The mentors of the communist Revolution expected this crypto-communism and the crowds of "useful innocents" sup­porting it to gradually modify pari passu the structure of so­ciety and of economy through socializing reforms in such a way as increasingly to transform present-day society, which is based on private property, into a collectivistic society.

The TFP's set out to denounce this whole game and thus block the way to such an insidious form of communist advance.

*   *   *

If it is frequently difficult to make judicious and practical plans; it is even more difficult to carry them out.

And, indeed, a special difficulty presented itself in respect to the plan of anti-communist action adopted by the TFP's. This difficulty was that crypto-communism succeeded in dangerous­ly infiltrating an institution of primordial importance in the spiritual and cultural formation of Brazil and the whole of South America — the Roman Catholic Church. In addition the Roman Catholic Church. In addition to that, it worked its way into the bosom of an important nation in this part of the world — Chile.

Crypto-communist infiltration into the Catholic Church in Brazil and South America and the spreading in its bosom of clearly leftist doctrines have become so great that the TFP's have had to acknowledge among their greatest adversaries certain members of the Catholic hierarchy, several of them very high-­ranking...

It is proper at this moment to say a word about the ad­vance of Communism in Chile. As we shall see, there has been a great relationship between the activities of the TFP in Brazil and of the sister TFP's that spread throughout the continent.

Christian Democracy in Chile is considerably more similar to its Italian counterpart than to the Christian Democrats in Germany. The Chilean Christian Democratic Party, at the time that Eduardo Frei was President of the Republic (1964-1970), began certain maneuvers continually supported by a clergy im­pregnated with an active leftism. In time, the government of Frei created all of the conditions necessary for the minority So­cialist Party, allied with the radicals and the communists and supported by dissident far-leftist Christian Democrats, to bring Marxist Salvador Allende to power (1970-1973). This victory of the crypto-communist tactic was precisely what the TFP's are specialized in combating.

In summation, we can say that if it were not for the existence of the TFP's, perhaps the tactic of crypto-communism would have already subjugated the whole of South America for Moscow. And the South Atlantic, where the Communists have already made so many advances in Africa, would now be a communist lake. Such a condition would produce international con­sequences that are easy to evaluate.

All of this shows very well the fecundity of the action born of this book, an action continuously inspired by it and aimed at the realization of the goals that it indicates.

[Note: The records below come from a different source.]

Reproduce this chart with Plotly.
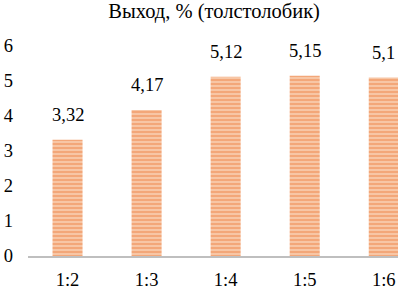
import plotly.graph_objects as go

categories = ["1:2", "1:3", "1:4", "1:5", "1:6"]
values = [3.32, 4.17, 5.12, 5.15, 5.1]
labels = ["3,32", "4,17", "5,12", "5,15", "5,1"]
title = "Выход, % (толстолобик)"

font = "'Times New Roman', 'Liberation Serif', 'DejaVu Serif', serif"

fig = go.Figure(go.Bar(
    x=categories, y=values,
    width=0.38, cliponaxis=False,
    marker=dict(color="#FAD9C2", line=dict(width=0),
                pattern=dict(shape="-", fgcolor="#EC7530", bgcolor="#FAD9C2",
                             size=4, solidity=0.7, fillmode="overlay")),
))

for c, v, t in zip(categories, values, labels):
    fig.add_annotation(x=c, y=v, text=t, showarrow=False, yanchor="bottom",
                       yshift=13, font=dict(family=font, size=18.5, color="#000000"))

fig.update_layout(
    width=398, height=290,
    margin=dict(l=28, r=0, t=46, b=32),
    paper_bgcolor="white", plot_bgcolor="white",
    showlegend=False,
    title=dict(text=title, x=0.538, xanchor="center", y=0.962, yanchor="middle",
               font=dict(family=font, size=20.5, color="#000000")),
    xaxis=dict(type="category", range=[-0.5, 4.18], showgrid=False,
               showline=True, linecolor="#BFBFBF", linewidth=1.5,
               ticks="", ticklabelstandoff=6,
               tickfont=dict(family=font, size=18.5, color="#000000")),
    yaxis=dict(range=[0, 6], dtick=1, showgrid=False, zeroline=False,
               showline=False, ticks="", ticklabelstandoff=14,
               tickfont=dict(family=font, size=18.5, color="#000000")),
)

fig.write_html("out.html", config={"displayModeBar": False},
               post_script="document.body.style.margin='0px';")
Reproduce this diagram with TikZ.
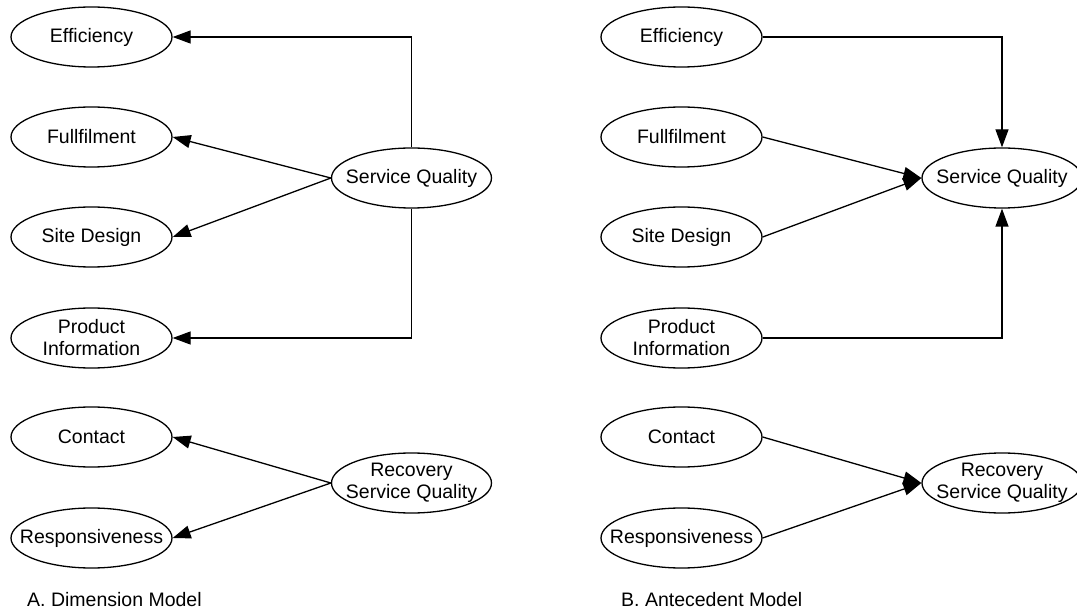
\documentclass[tikz,border=0pt]{standalone}
\usepackage{fontspec}
\setmainfont{Liberation Sans}
\usepackage{tikz}
\usetikzlibrary{shapes.geometric, arrows.meta}
\tikzstyle{canvas} = [x = 1pt, y = -1pt]
\tikzstyle{factorNode} = [draw, ellipse, line width = 1.3pt, minimum width = 161pt, minimum height = 60pt, inner xsep = -20pt, inner ysep = -6pt, align = center, font = \fontsize{19.5}{22}\selectfont]
\tikzstyle{qualityNode} = [factorNode, minimum width = 160pt]
\tikzstyle{arrowLine} = [line width = 1.3pt, -{Triangle[length = 18pt, width = 13pt]}]
\tikzstyle{captionText} = [anchor = base west, inner sep = 0pt, font = \fontsize{19.5}{22}\selectfont]

\begin{document}
\begin{tikzpicture}[canvas]
      \useasboundingbox (0, 0) rectangle (1077, 612);

      % A. dimension model
      \node [factorNode] (leftEff) at (91.5, 37) {Efficiency};
      \node [factorNode] (leftFull) at (91.5, 137) {Fullfilment};
      \node [factorNode] (leftSite) at (91.5, 237) {Site Design};
      \node [factorNode] (leftProd) at (91.5, 338) {Product\\Information};
      \node [factorNode] (leftCont) at (91.5, 437) {Contact};
      \node [factorNode] (leftResp) at (91.5, 538) {Responsiveness};
      \node [qualityNode] (leftSQ) at (411.5, 178) {Service Quality};
      \node [qualityNode] (leftRSQ) at (411.5, 483) {Recovery\\Service Quality};

      \draw [arrowLine] (leftSQ.north) |- (leftEff.east);
      \draw [arrowLine] (leftSQ.west) -- (leftFull.east);
      \draw [arrowLine] (leftSQ.west) -- (leftSite.east);
      \draw [arrowLine] (leftSQ.south) |- (leftProd.east);
      \draw [arrowLine] (leftRSQ.west) -- (leftCont.east);
      \draw [arrowLine] (leftRSQ.west) -- (leftResp.east);

      \node [captionText] (leftCaption) at (27, 606) {A. Dimension Model};

      % B. antecedent model
      \node [factorNode] (rightEff) at (681.5, 37) {Efficiency};
      \node [factorNode] (rightFull) at (681.5, 137) {Fullfilment};
      \node [factorNode] (rightSite) at (681.5, 237) {Site Design};
      \node [factorNode] (rightProd) at (681.5, 338) {Product\\Information};
      \node [factorNode] (rightCont) at (681.5, 437) {Contact};
      \node [factorNode] (rightResp) at (681.5, 538) {Responsiveness};
      \node [qualityNode] (rightSQ) at (1002, 178) {Service Quality};
      \node [qualityNode] (rightRSQ) at (1002, 483) {Recovery\\Service Quality};

      \draw [arrowLine] (rightEff.east) -| (rightSQ.north);
      \draw [arrowLine] (rightFull.east) -- (rightSQ.west);
      \draw [arrowLine] (rightSite.east) -- (rightSQ.west);
      \draw [arrowLine] (rightProd.east) -| (rightSQ.south);
      \draw [arrowLine] (rightCont.east) -- (rightRSQ.west);
      \draw [arrowLine] (rightResp.east) -- (rightRSQ.west);

      \node [captionText] (rightCaption) at (621, 606) {B. Antecedent Model};
    \end{tikzpicture}
\end{document}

Let no one think that the success of the anti-communist tactic of the TFP's can be explained by the mere peculiarities of the South American ambience. Such a view is not feasible, because other sister but autonomous TFP's have been born with remarkable vigor in the United States, Canada, Spain, and France. And in Rome, Italy, there is an important bureau of information that helps to spread the ideals of the TFP's.

*   *   *

Saint Thomas — the Gospel tells us — did not believe as long as he had not seen. The pragmatic ones, to whom only pal­pable arguments are valid, are like him. Accordingly, the very generality of the facts that I have just expounded may leave them skeptical. Therefore, I have the pleasure of offering them, as an example, an analytical description of the expansion and the success of the Brazilian TFP. I will gladly send it to readers who are interested (request from the American Society for the Defense of Tradition, Family, and Property).

The book Revolution and Counter-revolution, which has inspired the TFP's in South America, has also attracted the American Society for the Defense of Tradition, Family, and Property.

This makes me rejoice upon seeing the works that they ac­complish and promise to carry out in their great country, which has a truly momentous influence among the nations of this continent and the world.